On Understanding Science: An Historical Approach

By James B. Conant | Go to book overview

THE DWIGHT HARRINGTON TERRY FOUNDATION

LECTURES ON RELIGION IN THE LIGHT OF SCIENCE AND PHILOSOPHY

THIS volume is based upon the twenty-third series of lectures delivered at Yale University on the Foundation established by the late Dwight H. Terry of Bridgeport, Connecticut, through his gift of $100,000 as an endowment fund for the delivery and subsequent publication of "Lectures on Religion in the Light of Science and Philosophy."

The deed of gift declares that "the object of this Foundation is not the promotion of scientific investigation and discovery, but rather the assimilation and interpretation of that which has been or shall be hereafter discovered, and its application to human welfare, especially by the building of the truths of science and philosophy into the structure of a broadened and purified religion. The founder believes that such a religion will greatly stimulate intelligent effort for the improvement of human conditions and the advancement of the race in strength and excellence of character. To this end it is desired that lectures or a series of lectures be given by men eminent In their respective departments, on ethics, the history of civilization and religion, biblical research, all sciences and branches of knowledge which have an important bearing on the subject, all the great laws of nature, especially of evolution . . . also such interpretations of literature and sociology as are in accord with the spirit of this Foundation, to the end that the Christian spirit may be nurtured in the fullest light of the world's knowledge and that mankind may be helped to attain its highest possible welfare and happiness upon this earth . . .
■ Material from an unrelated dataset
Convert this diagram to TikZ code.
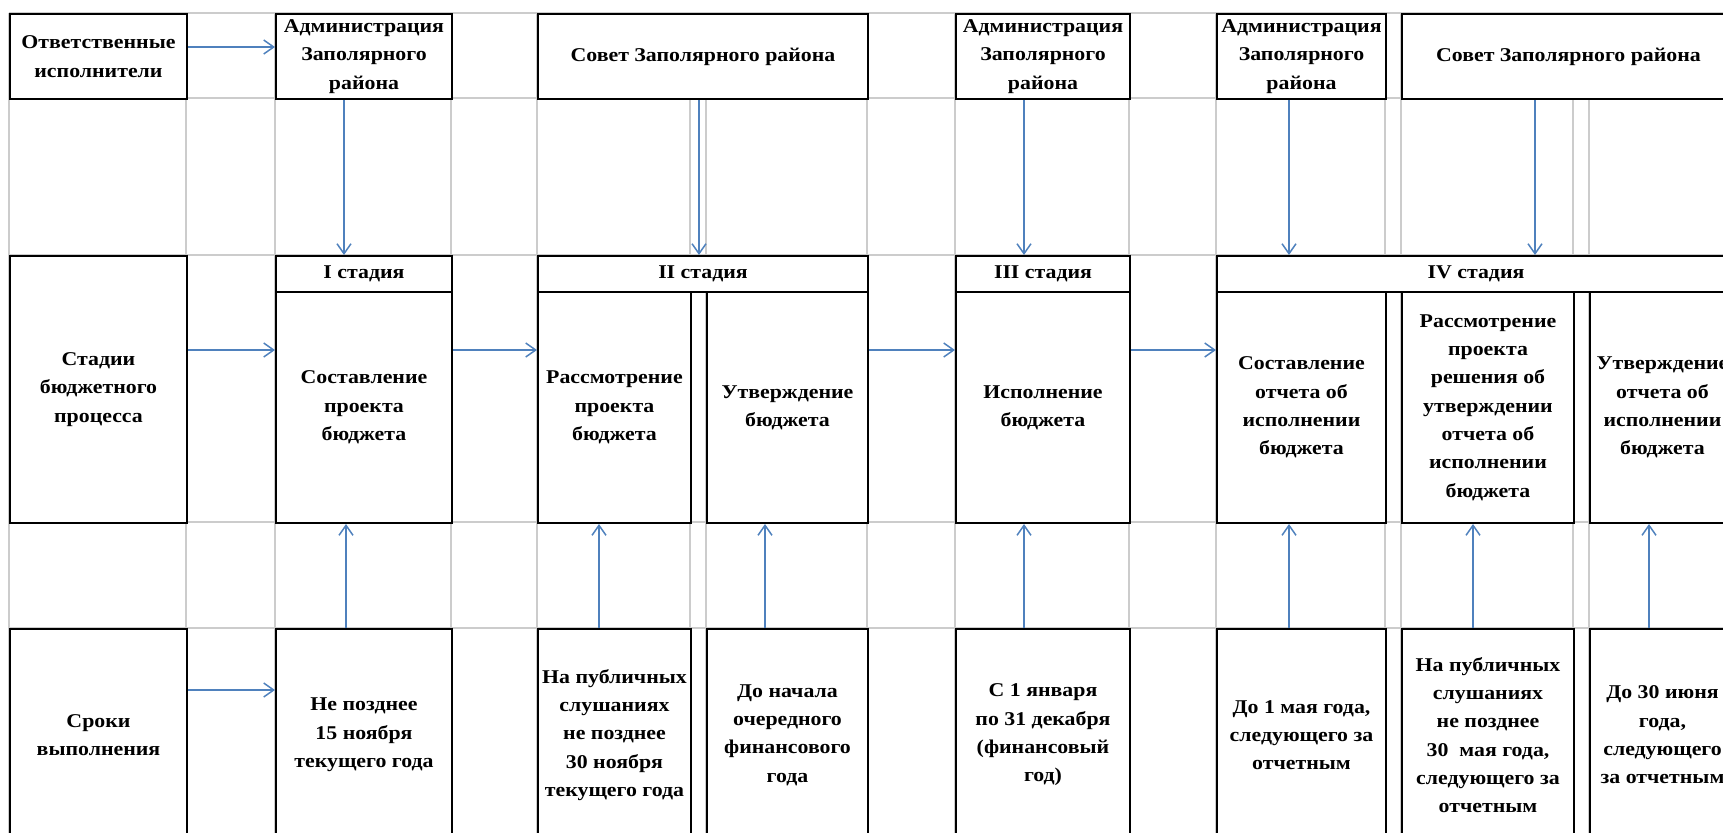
\documentclass[tikz,border=0pt]{standalone}
\usepackage{fontspec}
\setmainfont{Liberation Serif}[FakeStretch=1.12]
\usepackage{xcolor}
\usetikzlibrary{arrows.meta}

\definecolor{gridgrey}{RGB}{204,204,204}
\definecolor{arrblue}{RGB}{79,129,189}

\tikzset{
  box/.style={draw=black, line width=1pt, fill=white, anchor=north west, inner sep=0pt,
    align=center, font=\fontsize{9.75}{14.15}\selectfont\bfseries},
  gridline/.style={draw=gridgrey, line width=1pt},
  arr/.style={draw=arrblue, line width=0.75pt, -{Straight Barb[length=5pt,width=7pt]}}
}

\begin{document}
\begin{tikzpicture}[x=0.5pt,y=-0.5pt]
  \useasboundingbox (0,0) rectangle (1723,832);
  \clip (0,0) rectangle (1723,832);

  %Grid of the table
  \foreach \gy in {13,98,255,522,628}
    \draw[gridline] (9,\gy) -- (1760,\gy);
  \foreach \gx in {9,186,275,451,537,690,706,867,955,1129,1216,1385,1401,1573,1589}
    \draw[gridline] (\gx,13) -- (\gx,850);

  %Row: responsible bodies
  \node[box, minimum width=88.5pt, minimum height=42.5pt] (otv) at (9,13) {Ответственные\\исполнители};
  \node[box, minimum width=88pt, minimum height=42.5pt] (adm1) at (275,13) {Администрация\\Заполярного\\района};
  \node[box, minimum width=165pt, minimum height=42.5pt] (sov1) at (537,13) {Совет Заполярного района};
  \node[box, minimum width=87pt, minimum height=42.5pt] (adm2) at (955,13) {Администрация\\Заполярного\\района};
  \node[box, minimum width=84.5pt, minimum height=42.5pt] (adm3) at (1216,13) {Администрация\\Заполярного\\района};
  \node[box, minimum width=166.5pt, minimum height=42.5pt] (sov2) at (1401,13) {Совет Заполярного района};

  %Row: stages
  \node[box, minimum width=88.5pt, minimum height=133.5pt] (stages) at (9,255) {Стадии\\бюджетного\\процесса};
  \node[box, minimum width=88pt, minimum height=18pt] (st1h) at (275,255) {I стадия};
  \node[box, minimum width=88pt, minimum height=115.5pt] (st1) at (275,291) {Составление\\проекта\\бюджета};
  \node[box, minimum width=165pt, minimum height=18pt] (st2h) at (537,255) {II стадия};
  \node[box, minimum width=76.5pt, minimum height=115.5pt] (st2a) at (537,291) {Рассмотрение\\проекта\\бюджета};
  \node[box, minimum width=80.5pt, minimum height=115.5pt] (st2b) at (706,291) {Утверждение\\бюджета};
  \node[box, minimum width=87pt, minimum height=18pt] (st3h) at (955,255) {III стадия};
  \node[box, minimum width=87pt, minimum height=115.5pt] (st3) at (955,291) {Исполнение\\бюджета};
  \node[box, minimum width=259pt, minimum height=18pt] (st4h) at (1216,255) {IV стадия};
  \node[box, minimum width=84.5pt, minimum height=115.5pt] (st4a) at (1216,291) {Составление\\отчета об\\исполнении\\бюджета};
  \node[box, minimum width=86pt, minimum height=115.5pt] (st4b) at (1401,291) {Рассмотрение\\проекта\\решения об\\утверждении\\отчета об\\исполнении\\бюджета};
  \node[box, minimum width=72.5pt, minimum height=115.5pt] (st4c) at (1589,291) {Утверждение\\отчета об\\исполнении\\бюджета};

  %Row: terms
  \node[box, minimum width=88.5pt, minimum height=106pt] (terms) at (9,628) {Сроки\\выполнения};
  \node[box, minimum width=88pt, minimum height=106pt] (t1) at (275,628) {Не позднее\\15 ноября\\текущего года};
  \node[box, minimum width=76.5pt, minimum height=106pt] (t2a) at (537,628) {На публичных\\слушаниях\\не позднее\\30 ноября\\текущего года};
  \node[box, minimum width=80.5pt, minimum height=106pt] (t2b) at (706,628) {До начала\\очередного\\финансового\\года};
  \node[box, minimum width=87pt, minimum height=106pt] (t3) at (955,628) {С 1 января\\по 31 декабря\\(финансовый\\год)};
  \node[box, minimum width=84.5pt, minimum height=106pt] (t4a) at (1216,628) {До 1 мая года,\\следующего за\\отчетным};
  \node[box, minimum width=86pt, minimum height=106pt] (t4b) at (1401,628) {На публичных\\слушаниях\\не позднее\\30~~мая года,\\следующего за\\отчетным};
  \node[box, minimum width=72.5pt, minimum height=106pt] (t4c) at (1589,628) {До 30 июня\\года,\\следующего\\за отчетным};

  %Arrows: responsible -> stages
  \draw[arr] (otv.east |- 0,47) -- (adm1.west |- 0,47);
  \draw[arr] (adm1.south -| 344,0) -- (st1h.north -| 344,0);
  \draw[arr] (sov1.south -| 699,0) -- (st2h.north -| 699,0);
  \draw[arr] (adm2.south -| 1024,0) -- (st3h.north -| 1024,0);
  \draw[arr] (adm3.south -| 1289,0) -- (st4h.north -| 1289,0);
  \draw[arr] (sov2.south -| 1535,0) -- (st4h.north -| 1535,0);

  %Arrows: stage to stage
  \draw[arr] (stages.east |- 0,350) -- (st1.west |- 0,350);
  \draw[arr] (st1.east |- 0,350) -- (st2a.west |- 0,350);
  \draw[arr] (st2b.east |- 0,350) -- (st3.west |- 0,350);
  \draw[arr] (st3.east |- 0,350) -- (st4a.west |- 0,350);

  %Arrows: terms -> stages
  \draw[arr] (terms.east |- 0,690) -- (t1.west |- 0,690);
  \draw[arr] (t1.north -| 346,0) -- (st1.south -| 346,0);
  \draw[arr] (t2a.north -| 599,0) -- (st2a.south -| 599,0);
  \draw[arr] (t2b.north -| 765,0) -- (st2b.south -| 765,0);
  \draw[arr] (t3.north -| 1024,0) -- (st3.south -| 1024,0);
  \draw[arr] (t4a.north -| 1289,0) -- (st4a.south -| 1289,0);
  \draw[arr] (t4b.north -| 1473,0) -- (st4b.south -| 1473,0);
  \draw[arr] (t4c.north -| 1649,0) -- (st4c.south -| 1649,0);
\end{tikzpicture}
\end{document}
"The lectures shall be subject to no philosophical or religious test and no one who is an earnest seeker after truth shall be excluded because his views seem radical or destructive of existing beliefs. The founder realizes that the liberalism of one generation is often conservatism in the next, and that many an apostle of true liberty has suffered martyrdom at the hands of the orthodox. He therefore lays special emphasis on complete freedom of utterance, and would welcome expressions of conviction from sincere thinkers of differing standpoints even when these may run counter to the generally accepted views of the day. The founder stipulates only that the managers of the fund shall be satisfied that the lecturers are well qualified for their work and are in harmony with the cardinal principles of the Foundation, which are loyalty to the truth, lead where it will, and devotion to human welfare."